Carnet is an amazing travelogue diary of Craig’s 3 month trip and book tour to Morocco, France, Barcelona, and the Alps. While Craig’s illustrations are absolutely gorgeous and breathtaking, his lines and brush stroke are superb, it is the emotion that he puts into every page, every illustration, and every word that really attracts me to his work. It’s guys like Craig and James Kochalka that inspire and motivate me to write down my story, to keep a diary and cherish every moment, but I continually get in the way and think I can’t draw, I can’t write, who would want to read this? Then I remember I’m not writing this for anyone but myself, it also helps to have friends who are smarter than you.
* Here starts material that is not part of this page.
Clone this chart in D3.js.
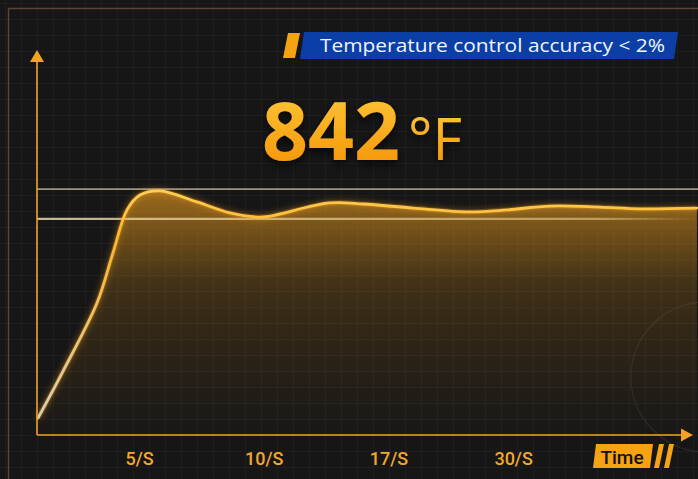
<!DOCTYPE html>
<html><head><meta charset="utf-8">
<script src="https://cdn.jsdelivr.net/npm/d3@7"></script>
<style>html,body{margin:0;padding:0;background:#161617;overflow:hidden}</style>
</head><body>
<script>
// ---- data ----
const tickValues = [1, 2, 3, 4];
const tickLabels = ["5/S", "10/S", "17/S", "30/S"];
const timeUnits = [0.19, 0.39, 0.663, 0.791, 0.904, 1.008, 1.168, 1.465, 1.73, 1.954, 2.05, 2.53, 2.80, 3.197, 3.654, 3.95, 4.296, 4.696, 5.017, 5.474];
const temperatures = [66, 248, 514, 709, 877, 935, 951, 908, 865, 849, 853, 904, 900, 884, 869, 877, 892, 888, 881, 884];
const targetTemp = 842;
const upperBand = 958;
const titleText = "Temperature control accuracy < 2%";
const bigValue = "842";
const unitText = "°F";
const axisLabel = "Time";

const W = 698, H = 479;
const svg = d3.select("body").append("svg").attr("width", W).attr("height", H);
const defs = svg.append("defs");

const x = d3.scaleLinear().domain([0, 5.5]).range([14.3, 14.3 + 5.5 * 124.7]);
const y = d3.scaleLinear().domain([0, 1500]).range([435, 50]);
const x0 = 37, yBase = 435;
const curve = d3.curveCatmullRom.alpha(0.5);

// background
svg.append("rect").attr("width", W).attr("height", H).attr("fill", "#161617");
const grid = svg.append("g").attr("stroke", "#2a2a2c").attr("stroke-width", 1).attr("opacity", 0.4);
for (let gx = 5; gx < W; gx += 16) grid.append("line").attr("x1", gx + .5).attr("x2", gx + .5).attr("y1", 0).attr("y2", H);
for (let gy = 3; gy < H; gy += 16) grid.append("line").attr("y1", gy + .5).attr("y2", gy + .5).attr("x1", 0).attr("x2", W);
// frame
svg.append("path").attr("d", `M8.5,${H} V8.5 H${W}`).attr("fill", "none").attr("stroke", "#5e4434").attr("stroke-width", 1.5);
// decorative arc
svg.append("circle").attr("cx", 706).attr("cy", 377).attr("r", 75).attr("fill", "none").attr("stroke", "#333335").attr("stroke-width", 1.2).attr("opacity", 0.6);

// gradients
const fillG = defs.append("linearGradient").attr("id", "fillG").attr("gradientUnits", "userSpaceOnUse")
  .attr("x1", 0).attr("y1", 190).attr("x2", 0).attr("y2", 435);
fillG.append("stop").attr("offset", 0).attr("stop-color", "#f0a020").attr("stop-opacity", 0.62);
fillG.append("stop").attr("offset", 0.4).attr("stop-color", "#d08a18").attr("stop-opacity", 0.22);
fillG.append("stop").attr("offset", 1).attr("stop-color", "#a06a10").attr("stop-opacity", 0.02);

const lineG = defs.append("linearGradient").attr("id", "lineG").attr("gradientUnits", "userSpaceOnUse")
  .attr("x1", 0).attr("y1", 420).attr("x2", 0).attr("y2", 190);
lineG.append("stop").attr("offset", 0).attr("stop-color", "#d9cfb8");
lineG.append("stop").attr("offset", 0.45).attr("stop-color", "#f3c060");
lineG.append("stop").attr("offset", 0.8).attr("stop-color", "#ffb52a");
lineG.append("stop").attr("offset", 1).attr("stop-color", "#ffcf55");

const refG = defs.append("linearGradient").attr("id", "refG").attr("gradientUnits", "userSpaceOnUse")
  .attr("x1", x0).attr("y1", 0).attr("x2", W).attr("y2", 0);
refG.append("stop").attr("offset", 0).attr("stop-color", "#e8d5a8").attr("stop-opacity", 0.85);
refG.append("stop").attr("offset", 0.85).attr("stop-color", "#e8c888").attr("stop-opacity", 0.6);
refG.append("stop").attr("offset", 1).attr("stop-color", "#e8c888").attr("stop-opacity", 0.0);

const txtG = defs.append("linearGradient").attr("id", "txtG").attr("x1", 0).attr("y1", 0).attr("x2", 0).attr("y2", 1);
txtG.append("stop").attr("offset", 0).attr("stop-color", "#ffd040");
txtG.append("stop").attr("offset", 1).attr("stop-color", "#f38c00");

const glow = defs.append("filter").attr("id", "glow").attr("x", "-20%").attr("y", "-20%").attr("width", "140%").attr("height", "140%");
glow.append("feGaussianBlur").attr("stdDeviation", 3).attr("result", "b");
const fm = glow.append("feMerge"); fm.append("feMergeNode").attr("in", "b"); fm.append("feMergeNode").attr("in", "SourceGraphic");

const shadow = defs.append("filter").attr("id", "shadow").attr("x", "-20%").attr("y", "-20%").attr("width", "140%").attr("height", "160%");
shadow.append("feDropShadow").attr("dx", 0).attr("dy", 4).attr("stdDeviation", 4).attr("flood-color", "#000").attr("flood-opacity", 0.7);

const data = timeUnits.map((t, i) => ({ t, v: temperatures[i] }));

// upper reference line
svg.append("line").attr("x1", x0).attr("x2", W).attr("y1", y(upperBand)).attr("y2", y(upperBand))
  .attr("stroke", "#c9bda4").attr("stroke-width", 1.8).attr("opacity", 0.75);

// area
const area = d3.area().x(d => x(d.t)).y0(yBase).y1(d => y(d.v)).curve(curve);
svg.append("path").datum(data).attr("d", area).attr("fill", "url(#fillG)");

// target line
svg.append("line").attr("x1", x0).attr("x2", W).attr("y1", y(targetTemp)).attr("y2", y(targetTemp))
  .attr("stroke", "url(#refG)").attr("stroke-width", 2.2);

// curve
const line = d3.line().x(d => x(d.t)).y(d => y(d.v)).curve(curve);
svg.append("path").datum(data).attr("d", line).attr("fill", "none").attr("stroke", "#f0a020")
  .attr("stroke-width", 5).attr("opacity", 0.35).attr("filter", "url(#glow)");
svg.append("path").datum(data).attr("d", line).attr("fill", "none").attr("stroke", "url(#lineG)")
  .attr("stroke-width", 2.8).attr("stroke-linecap", "round");

// axes
const axisColor = "#f0a326";
svg.append("line").attr("x1", x0).attr("x2", x0).attr("y1", yBase).attr("y2", 60).attr("stroke", axisColor).attr("stroke-width", 1.6);
svg.append("path").attr("d", `M${x0 - 7},62 L${x0},50 L${x0 + 7},62 Z`).attr("fill", axisColor);
svg.append("line").attr("x1", x0).attr("x2", 682).attr("y1", yBase).attr("y2", yBase).attr("stroke", axisColor).attr("stroke-width", 1.6);
svg.append("path").attr("d", `M681,${yBase - 6.5} L693,${yBase} L681,${yBase + 6.5} Z`).attr("fill", axisColor);

const xAxis = d3.axisBottom(x).tickValues(tickValues).tickFormat((d, i) => tickLabels[i]).tickSize(0).tickPadding(0);
const ax = svg.append("g").attr("transform", `translate(0,${yBase})`).call(xAxis);
ax.select(".domain").remove();
ax.selectAll("text").attr("fill", "#f2a72c").attr("font-family", "Roboto, sans-serif").attr("font-weight", 500)
  .attr("font-size", 18).attr("dy", 0).attr("y", 30);

// Time label
svg.append("path").attr("d", "M596,444 L653,444 L650,468 L593,468 Z").attr("fill", "#f5a313");
svg.append("text").attr("x", 622).attr("y", 464).attr("text-anchor", "middle").attr("font-family", "Roboto, sans-serif")
  .attr("font-weight", 500).attr("font-size", 19).attr("fill", "#111").text(axisLabel);
svg.append("path").attr("d", "M659,444 L664,444 L659,468 L654,468 Z").attr("fill", "#f5a313");
svg.append("path").attr("d", "M669,444 L674,444 L669,468 L664,468 Z").attr("fill", "#f5a313");

// badge
svg.append("path").attr("d", "M288,33 L300,33 L295,58 L283,58 Z").attr("fill", "#f5a313");
svg.append("path").attr("d", "M304,32 L678,32 L674,59 L300,59 Z").attr("fill", "#0b3fa6");
svg.append("text").attr("x", 320).attr("y", 52).attr("font-family", "'Open Sans', 'Noto Sans', sans-serif")
  .attr("font-size", 19).attr("fill", "#f2f4ff").attr("textLength", 345).attr("lengthAdjust", "spacingAndGlyphs").text(titleText);

// big number
svg.append("text").attr("x", 262).attr("y", 160).attr("font-family", "'Open Sans', Roboto, sans-serif").attr("font-weight", 700)
  .attr("font-size", 80).attr("fill", "url(#txtG)").attr("filter", "url(#shadow)")
  .attr("textLength", 138).attr("lengthAdjust", "spacingAndGlyphs").text(bigValue);
svg.append("text").attr("x", 408).attr("y", 160).attr("font-family", "'Open Sans', Roboto, sans-serif").attr("font-weight", 400)
  .attr("font-size", 58).attr("fill", "url(#txtG)").attr("filter", "url(#shadow)")
  .attr("textLength", 54).attr("lengthAdjust", "spacingAndGlyphs").text(unitText);
</script>
</body></html>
“Discarding the need to answer that question is the first step on the path of being a real writer.” – Jamie S. Rich


One of the entries in Carnet talked about the food in France, meats, cheeses, potatoes, and chocolate, and one person comments that Americans have a problem with obesity because of the guilt associated with it. While I think there are a lot of people in the U.S. who are comfort eaters, heck I’m guilty of this at times, I think a bigger factor is we have no idea about portion sizes and have been trained to gorge ourselves at the buffet to “get our money’s worth” and to super size it. In another entry Craig goes to a four star restaurant and enjoys a 12 course meal, but if you look, the portion sizes of each course is small enough so that one can eat a 12 course meal. Americans on the other hand are given Texas-sized portions, to warrant charging $10-20 a plate, as opposed to halving the quantity and charging less, but food is so cheap that wouldn’t maximize their profit. I also think we don’t feel we have the time to cook a little bit of everything or to cook from scratch. (We get everything out of a box and just heat it up.) And I think since we don’t get that taste of a little bit of everything like Europeans, when we do get that taste we eat too much because “we might not get it again for a while.”

One sign of a great book is that it makes you think about and discuss what you’ve just read, Carnet De Voyage is a great book. Do yourself a favor and pick it up and while you’re at it get Blankets and Goodbye, Chunky Rice too if you haven’t already.